Most "ceiling paints" (cheap hi build builders paint is) are not dead flat anymore, P&L Skylight never thought it was, Muresco never thought it was either.. certainly never regal.

And we do a lot of color ceilings in high end homes that have ceilings that are wide and expansive and tapers usually suck on those. so dead flat is esstenital and my some of my cleints obvisously care about there ceilings if there desigers are specing colors on them... 

Like I said I wouldn't use it on all jobs but its a good complement to Aura on the walls, and it uses waterborne tints which eventually I would think will be the norm...

In today home it not like the rooms are 10x10 anymore, larger ceiling require a new line of thinking to get them to look good rolled in repaints... I have seen a lot of large ceilings look like azz and the client say those were done by "professionals"


----------



## johnpaint (Sep 20, 2008)

Mak: I keep forgeting that you guy's back on the east coast have a lot of smooth ceilings, in that case, I can see why you would want to use the best ceiling paint.We have a lot of textured walls and ceilings out here.


----------



## daArch (Mar 15, 2008)

johnpaint said:


> Mak: I keep forgeting that you guy's back on the east coast have a lot of smooth ceilings, in that case, I can see why you would want to use the best ceiling paint.We have a lot of textured walls and ceilings out here.


Good point John.

With textured ceilings it don't matter what kind of paint one applies. With our smooth ceilings, and in some homes that have 7'6" ceilings, everything shows. Lap marks, bits or dust, ropes, flashing, poorly feathered patches, etc. I've been appalled at some ceilings haphazardly rolled with a satin or eggshell finish, and even some so called flats. The eye focuses on every little "anomaly"

Ceilings reflect more light than walls and IMHO need better application and better paint. I took great pride in my ceilings that were uniformly FLAT. I hated Sani-flat because it always flashed. Hancock (Mass. brand) made a flat oil (#501) that had a long enough dry time that allowed a uniform coat. 

Now take calcimine. It was a perfect ceiling product. One could slap it on with a big old brush and it dried DEAD flat and uniform. And being a lime product, would fill and HEAL cracks in the plaster. 

So Dan, I will have to disagree that the quality of paint makes no difference when it comes to ceilings. Ceilings are focused on by many, it's the largest single painted surface you see. It reflects the most light. Perhaps not ALL of my customers were fixated on their ceilings, but many did notice. And besides, isn't it good business to have a higher standard of perfection than the HO ?

And I often got comments at how nice my ceilings looked - but then again, they were spectacular. 

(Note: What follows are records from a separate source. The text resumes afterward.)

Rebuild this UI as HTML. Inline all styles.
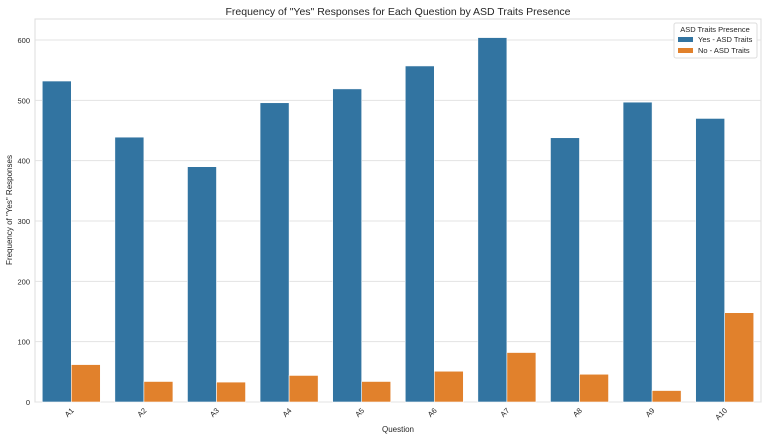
<!DOCTYPE html>
<html><head><meta charset="utf-8"><style>
body{margin:0;background:#fff;font-family:"Liberation Sans",sans-serif}
svg text{font-family:"Liberation Sans",sans-serif;fill:#262626}
</style></head><body>
<svg id="chart" width="768" height="440" xmlns="http://www.w3.org/2000/svg">
<text x="398" y="15" text-anchor="middle" font-size="10.5">Frequency of "Yes" Responses for Each Question by ASD Traits Presence</text>
<rect x="35" y="19" width="726" height="383" fill="#fff" stroke="#dcdcdc" stroke-width="1"/>
<g id="grid"></g><g id="bars"></g><g id="xt"></g>
<text x="398" y="432" text-anchor="middle" font-size="8">Question</text>
<text transform="translate(12,210) rotate(-90)" text-anchor="middle" font-size="8">Frequency of "Yes" Responses</text>
<g>
<rect x="674" y="23" width="83" height="35" fill="#fff" stroke="#dcdcdc" rx="2"/>
<text x="715" y="32" text-anchor="middle" font-size="7.5">ASD Traits Presence</text>
<rect x="678" y="37" width="15" height="5" fill="#3274a1"/>
<text x="698" y="42" font-size="7.5">Yes - ASD Traits</text>
<rect x="678" y="48" width="15" height="5" fill="#e1812c"/>
<text x="698" y="53" font-size="7.5">No - ASD Traits</text>
</g>
</svg>
<script>
const categories=["A1","A2","A3","A4","A5","A6","A7","A8","A9","A10"];
const yesValues=[532,439,390,496,519,557,604,438,497,470];
const noValues=[62,34,33,44,34,51,82,46,19,148];
const yTicks=[0,100,200,300,400,500,600];
const NS="http://www.w3.org/2000/svg";
const L=35,R=761,B=402,T=19;
const y=v=>B-v*(B-40)/600;
const band=(R-L)/categories.length;
const xc=i=>L+band*(i+0.5);
const bw=band*0.4;
function mk(t,a,p){const e=document.createElementNS(NS,t);for(const k in a)e.setAttribute(k,a[k]);p.appendChild(e);return e;}
const grid=document.getElementById('grid'),bars=document.getElementById('bars'),xt=document.getElementById('xt');
yTicks.forEach(v=>{
 const l=mk('line',{x1:L,x2:R,y1:y(v),y2:y(v),stroke:'#e3e3e3','stroke-width':1},grid);
 
 
 const t=mk('text',{x:L-5,y:y(v)+3,'text-anchor':'end','font-size':'7.5'},grid);
 t.textContent=v;
 
 
});
categories.forEach((c,i)=>{
 const b1=mk('rect',{x:xc(i)-bw,y:y(yesValues[i]),width:bw,height:B-y(yesValues[i]),fill:'#3274a1',stroke:'#fff','stroke-width':0.6},bars);
 
 
 const b2=mk('rect',{x:xc(i),y:y(noValues[i]),width:bw,height:B-y(noValues[i]),fill:'#e1812c',stroke:'#fff','stroke-width':0.6},bars);
 
 
 const t=mk('text',{transform:`translate(${xc(i)+3},${B+9}) rotate(-45)`,'text-anchor':'end','font-size':'7.5'},xt);
 t.textContent=c;
 
 
});
</script>
</body></html>
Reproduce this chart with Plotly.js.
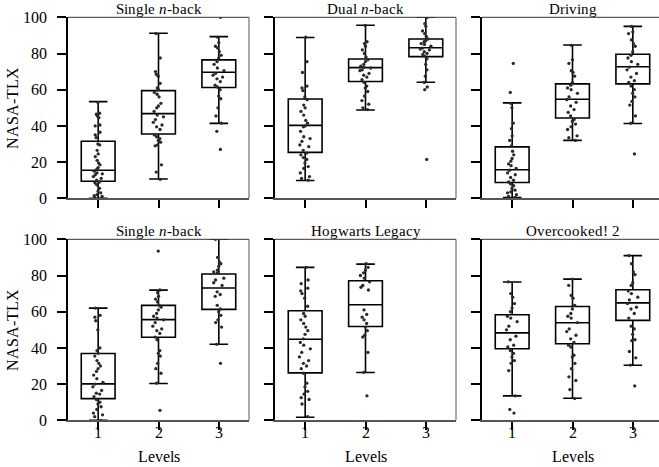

Price does not necessarily define quality, but quality does not come cheap. I'll pay the extra $5 to save me 5 - 10 minutes of application time. Well, maybe if I were making $20/hour I wouldn't.


----------



## MAK-Deco (Apr 17, 2007)

johnpaint said:


> Mak: I keep forgeting that you guy's back on the east coast have a lot of smooth ceilings, in that case, I can see why you would want to use the best ceiling paint.We have a lot of textured walls and ceilings out here.


 
no knock down, orange peel, what you call it out there... Not here by me..

Only thing we have gotten lately the last few years is those damn rounded corners... 5 color changes thru out the first level and the all end at the rounded corners...


----------



## MAK-Deco (Apr 17, 2007)

daArch said:


> Good point John.
> 
> With textured ceilings it don't matter what kind of paint one applies. With our smooth ceilings, and in some homes that have 7'6" ceilings, everything shows. Lap marks, bits or dust, ropes, flashing, poorly feathered patches, etc. I've been appalled at some ceilings haphazardly rolled with a satin or eggshell finish, and even some so called flats. The eye focuses on every little "anomaly"
> 
> ...


 
Well said! and so true..


----------



## plainpainter (Nov 6, 2007)

Man - I had to go back and check out some of my ceilings - one ceiling that I used Ace ceiling paint on seemed to have just the tiniest of sheen - but I had to really back away into the next room with 3:30 afternoon low in the sky light hitting the ceiling in order to see it. Another ceiling paint I use {a mass brand} costs me 12$/gallon and I can't see the slightest hint of sheen. I just don't really see all this being an issue? I've walked into homes where someone left a 100% acrylic primer up on the ceiling and was annoyed by the 'eggshell' like sheen, but other than that I wouldn't get too fixated on worrying about ceilings.


----------



## TooledUp (May 17, 2008)

plainpainter said:


> Man - I had to go back and check out some of my ceilings - one ceiling that I used Ace ceiling paint on seemed to have just the tiniest of sheen - but I had to really back away into the next room with 3:30 afternoon low in the sky light hitting the ceiling in order to see it. Another ceiling paint I use {a mass brand} costs me 12$/gallon and I can't see the slightest hint of sheen. I just don't really see all this being an issue? I've walked into homes where someone left a 100% acrylic primer up on the ceiling and was annoyed by the 'eggshell' like sheen, but other than that I wouldn't get too fixated on worrying about ceilings.


It can be an issue when you might have bad joints/uneveness on the ceilings and you want a very flat finish to help disguise them. It's nice to know what paint you can rely on to give you the effect you're looking for :thumbsup:


----------